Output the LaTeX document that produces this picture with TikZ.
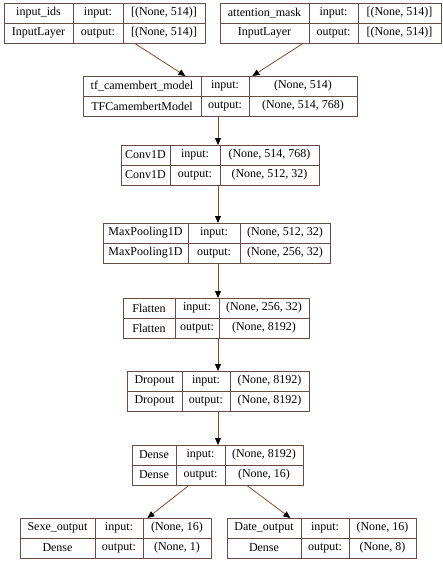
\documentclass[tikz,border=0pt]{standalone}
\usepackage{fontspec}
\setmainfont{Liberation Serif}
\usetikzlibrary{arrows.meta}
\usetikzlibrary{calc}
\definecolor{boxbrown}{RGB}{105,75,65}
\definecolor{edgebrown}{RGB}{130,75,45}

\begin{document}
\begin{tikzpicture}[x=1pt, y=-1pt, % Pixelkoordinaten, y nach unten
    layerbox/.style={draw=boxbrown, line width=0.8pt, inner sep=0pt, anchor=north west},
    cellline/.style={draw=boxbrown, line width=0.8pt},
    celltext/.style={font=\rmfamily\fontsize{12}{14}\selectfont, inner sep=0pt},
    edge/.style={draw=edgebrown, line width=0.8pt, -{Triangle[black,length=7pt,width=6pt]}}]

    % Rahmen der Abbildung
    \useasboundingbox (0,0) rectangle (443,563);

    % Schichten: Name/links/Trenner1/Trenner2/rechts/oben/Bezeichnung/Klasse/Eingang/Ausgang
    \foreach \n/\l/\a/\b/\r/\t/\name/\cls/\in/\out in {
        inp/4/73/123/205/3/{input\_ids}/InputLayer/{[(None, 514)]}/{[(None, 514)]},
        att/220/309/358/441/3/{attention\_mask}/InputLayer/{[(None, 514)]}/{[(None, 514)]},
        cam/83/201/249/357/76/{tf\_camembert\_model}/TFCamembertModel/{(None, 514)}/{(None, 514, 768)},
        conv/121/170/220/319/145/Conv1D/Conv1D/{(None, 514, 768)}/{(None, 512, 32)},
        pool/103/188/240/330/223/MaxPooling1D/MaxPooling1D/{(None, 512, 32)}/{(None, 256, 32)},
        flat/123/175/219/309/298/Flatten/Flatten/{(None, 256, 32)}/{(None, 8192)},
        drop/127/182/230/309/371/Dropout/Dropout/{(None, 8192)}/{(None, 8192)},
        dense/132/176/225/303/445/Dense/Dense/{(None, 8192)}/{(None, 16)},
        sexe/20/95/143/211/518/{Sexe\_output}/Dense/{(None, 16)}/{(None, 1)},
        date/227/301/349/416/518/{Date\_output}/Dense/{(None, 16)}/{(None, 8)}} {
        % Kasten mit Trennlinien
        \node[layerbox, minimum width={\r-\l}, minimum height=40] (\n) at (\l,\t) {};
        \draw[cellline] (\n.west) -- (\n.east);
        \draw[cellline] (\a,\t) -- (\a,\t+40);
        \draw[cellline] (\b,\t) -- (\b,\t+40);
        % Beschriftungen
        \node[celltext] (\n-name) at ({(\l+\a)/2},\t+10) {\name};
        \node[celltext] (\n-cls) at ({(\l+\a)/2},\t+30) {\cls};
        \node[celltext] (\n-inl) at ({(\a+\b)/2},\t+10) {input:};
        \node[celltext] (\n-outl) at ({(\a+\b)/2},\t+30) {output:};
        \node[celltext] (\n-in) at ({(\b+\r)/2},\t+10) {\in};
        \node[celltext] (\n-out) at ({(\b+\r)/2},\t+30) {\out};
    }

    % Verbindungen
    \coordinate (spine) at (218,0);
    \draw[edge] ([xshift=30.5pt]inp.south) -- ([xshift=-35pt]cam.north);
    \draw[edge] ([xshift=-28.5pt]att.south) -- ([xshift=32pt]cam.north);
    \draw[edge] (cam.south -| spine) -- (conv.north -| spine);
    \draw[edge] (conv.south -| spine) -- (pool.north -| spine);
    \draw[edge] (pool.south -| spine) -- (flat.north -| spine);
    \draw[edge] (flat.south -| spine) -- (drop.north -| spine);
    \draw[edge] (drop.south -| spine) -- (dense.north -| spine);
    \draw[edge] ([xshift=-29.5pt]dense.south) -- ([xshift=31.5pt]sexe.north);
    \draw[edge] ([xshift=29.5pt]dense.south) -- ([xshift=-31.5pt]date.north);
\end{tikzpicture}
\end{document}
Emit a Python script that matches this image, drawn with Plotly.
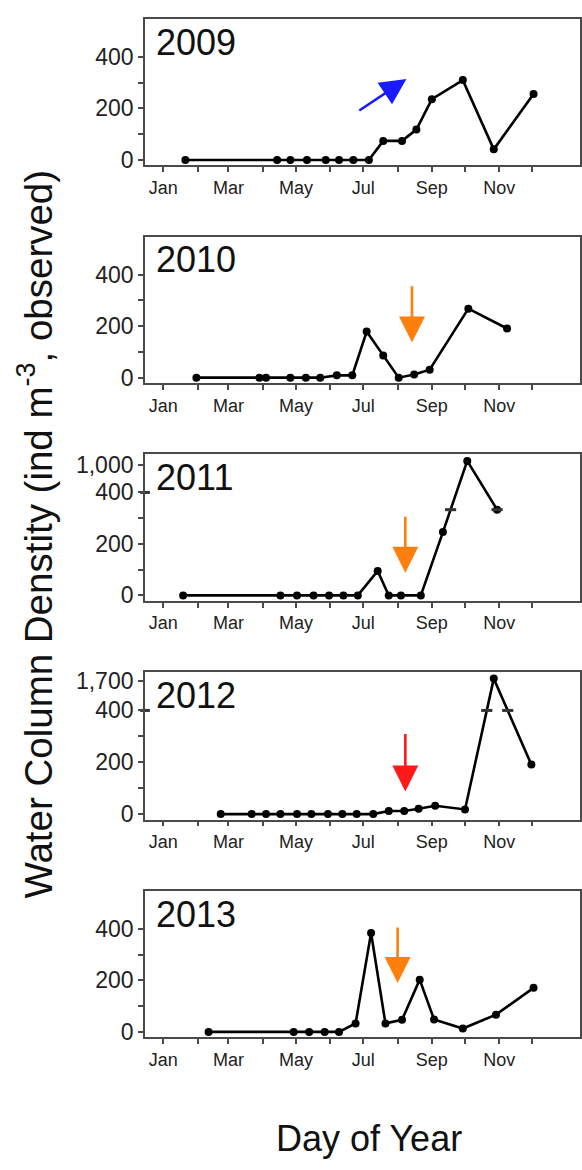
import plotly.graph_objects as go

# Sampling dates (day of year) and water column density (ind m^-3) per year
years = [2009, 2010, 2011, 2012, 2013]

days_2009 = [21, 104, 116, 131, 148, 160, 173, 187, 200, 217, 230, 244, 272, 300, 336]
dens_2009 = [0, 0, 0, 0, 0, 0, 0, 0, 74, 74, 118, 236, 310, 41, 256]

days_2010 = [31, 88, 94, 116, 130, 143, 158, 172, 185, 200, 214, 228, 242, 277, 312]
dens_2010 = [0, 0, 0, 0, 0, 0, 9, 9, 179, 86, 0, 12, 31, 268, 191]

days_2011 = [19, 107, 122, 137, 151, 164, 177, 195, 205, 216, 234, 254, 276, 303]
dens_2011 = [0, 0, 0, 0, 0, 0, 0, 95, 0, 0, 0, 246, 1080, 333]

days_2012 = [53, 81, 94, 107, 122, 135, 150, 163, 176, 191, 205, 219, 232, 247, 274, 300, 334]
dens_2012 = [0, 0, 0, 0, 0, 0, 0, 0, 0, 0, 12, 12, 21, 32, 18, 1800, 191]

days_2013 = [42, 119, 133, 147, 160, 175, 189, 202, 217, 233, 246, 272, 302, 336]
dens_2013 = [0, 0, 0, 0, 0, 33, 384, 33, 47, 203, 48, 13, 67, 171]

series = {
    2009: (days_2009, dens_2009),
    2010: (days_2010, dens_2010),
    2011: (days_2011, dens_2011),
    2012: (days_2012, dens_2012),
    2013: (days_2013, dens_2013),
}

# Broken y axes: value shown at the top tick, its axis position, and the level
# where break marks are drawn on the line
axis_breaks = {2011: (1000, 508, 333), 2012: (1700, 514, 400)}

# Event arrows: (year, tail day, tail value, head day, head value, colour)
arrows = [
    (2009, 177, 188, 221, 314, "#1a1aff"),
    (2010, 226, 361, 226, 137, "#ff7f0e"),
    (2011, 220, 311, 220, 88, "#ff7f0e"),
    (2012, 220, 315, 220, 87, "#ff1a1a"),
    (2013, 213, 411, 213, 190, "#ff7f0e"),
]

month_days = [1, 32, 60, 91, 121, 152, 182, 213, 244, 274, 305, 335]
month_text = ["Jan", "", "Mar", "", "May", "", "Jul", "", "Sep", "", "Nov", ""]

W, H = 582, 1170
x_left_px, x_right_px = 145, 580
panel_px = [(15, 163), (235, 383), (455, 603), (675, 824), (896, 1044)]

FONT = "Liberation Sans, Arial, Helvetica, sans-serif"
AXIS_COLOR = "#4a4a4a"
BREAK_COLOR = "#333333"


def axis_pos(v, year):
    if year not in axis_breaks or v <= 400:
        return v
    top_val, top_pos, _ = axis_breaks[year]
    return 400 + (v - 400) * (top_pos - 400) / (top_val - 400)


fig = go.Figure()
layout = {}
annotations = []

for i, year in enumerate(years):
    n = "" if i == 0 else str(i + 1)
    xa, ya = "x" + n, "y" + n
    days, dens = series[year]
    ypos = [axis_pos(v, year) for v in dens]

    fig.add_trace(go.Scatter(
        x=days, y=ypos, xaxis=xa, yaxis=ya, mode="lines+markers",
        line=dict(color="black", width=2.6),
        marker=dict(color="black", size=8),
        showlegend=False, cliponaxis=False,
    ))

    tickvals = [0, 100, 200, 300, 400]
    ticktext = ["0", "", "200", "", "400"]
    if year in axis_breaks:
        top_val, top_pos, level = axis_breaks[year]
        tickvals.append(top_pos)
        ticktext.append(f"{top_val:,}")
        # break marks where the line passes the break level
        bx, by = [], []
        for k in range(len(days) - 1):
            y0, y1 = ypos[k], ypos[k + 1]
            if (y0 - level) * (y1 - level) <= 0 and max(y0, y1) > 400 + 1e-9:
                t = (level - y0) / (y1 - y0)
                bx.append(days[k] + t * (days[k + 1] - days[k]))
                by.append(level)
        fig.add_trace(go.Scatter(
            x=bx, y=by, xaxis=xa, yaxis=ya, mode="markers",
            marker=dict(symbol="line-ew", size=8, color=BREAK_COLOR,
                        line=dict(color=BREAK_COLOR, width=3)),
            showlegend=False, cliponaxis=False,
        ))
        # break mark on the y axis
        fig.add_trace(go.Scatter(
            x=[-15.5], y=[400], xaxis=xa, yaxis=ya, mode="markers",
            marker=dict(symbol="line-ew", size=7, color=BREAK_COLOR,
                        line=dict(color=BREAK_COLOR, width=3)),
            showlegend=False, cliponaxis=False,
        ))

    top_px, bot_px = panel_px[i]
    layout["xaxis" + n] = dict(
        domain=[x_left_px / W, x_right_px / W], anchor=ya,
        range=[-15.5, 378], tickmode="array", tickvals=month_days,
        ticktext=month_text, ticks="outside", ticklen=5, tickwidth=1.6,
        tickcolor=AXIS_COLOR, showline=True, linecolor=AXIS_COLOR,
        linewidth=1.8, mirror=True, showgrid=False, zeroline=False,
        tickfont=dict(size=18, color="#222222", family=FONT),
    )
    layout["yaxis" + n] = dict(
        domain=[1 - bot_px / H, 1 - top_px / H], anchor=xa,
        range=[-21, 548], tickmode="array", tickvals=tickvals,
        ticktext=ticktext, ticks="outside", ticklen=5, tickwidth=1.6,
        tickcolor=AXIS_COLOR, showline=True, linecolor=AXIS_COLOR,
        linewidth=1.8, mirror=True, showgrid=False, zeroline=False,
        tickfont=dict(size=23, color="#222222", family=FONT),
    )

    annotations.append(dict(
        text=str(year), xref=xa + " domain", yref=ya + " domain",
        x=0.02, y=0.995, xanchor="left", yanchor="top", showarrow=False,
        font=dict(size=36, color="#111111", family=FONT),
    ))

for year, d0, v0, d1, v1, color in arrows:
    i = years.index(year)
    n = "" if i == 0 else str(i + 1)
    annotations.append(dict(
        x=d1, y=axis_pos(v1, year), ax=d0, ay=axis_pos(v0, year),
        xref="x" + n, yref="y" + n, axref="x" + n, ayref="y" + n,
        text="", showarrow=True, arrowhead=2, arrowsize=2.0,
        arrowwidth=2.6, arrowcolor=color,
    ))

annotations.append(dict(
    text="Water Column Denstity (ind m<sup>-3</sup>, observed)",
    xref="paper", yref="paper", x=35 / W, y=1 - 536 / H,
    xanchor="center", yanchor="middle", textangle=-90, showarrow=False,
    font=dict(size=38.5, color="#111111", family=FONT),
))
annotations.append(dict(
    text="Day of Year", xref="paper", yref="paper",
    x=369 / W, y=1 - 1146 / H, xanchor="center", yanchor="middle",
    showarrow=False, font=dict(size=36, color="#111111", family=FONT),
))

fig.update_layout(
    width=W, height=H, margin=dict(l=0, r=0, t=0, b=0),
    paper_bgcolor="white", plot_bgcolor="white",
    annotations=annotations, **layout,
)

fig.write_html("out.html")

Stated problem: Reproduce the data above word for word from its first line through the line that holds "(0,0) rectangle (443,563);", both ends included; skip pictures.

Response:
Output the LaTeX document that produces this picture with TikZ.
\documentclass[tikz,border=0pt]{standalone}
\usepackage{fontspec}
\setmainfont{Liberation Serif}
\usetikzlibrary{arrows.meta}
\usetikzlibrary{calc}
\definecolor{boxbrown}{RGB}{105,75,65}
\definecolor{edgebrown}{RGB}{130,75,45}

\begin{document}
\begin{tikzpicture}[x=1pt, y=-1pt, % Pixelkoordinaten, y nach unten
    layerbox/.style={draw=boxbrown, line width=0.8pt, inner sep=0pt, anchor=north west},
    cellline/.style={draw=boxbrown, line width=0.8pt},
    celltext/.style={font=\rmfamily\fontsize{12}{14}\selectfont, inner sep=0pt},
    edge/.style={draw=edgebrown, line width=0.8pt, -{Triangle[black,length=7pt,width=6pt]}}]

    % Rahmen der Abbildung
    \useasboundingbox (0,0) rectangle (443,563);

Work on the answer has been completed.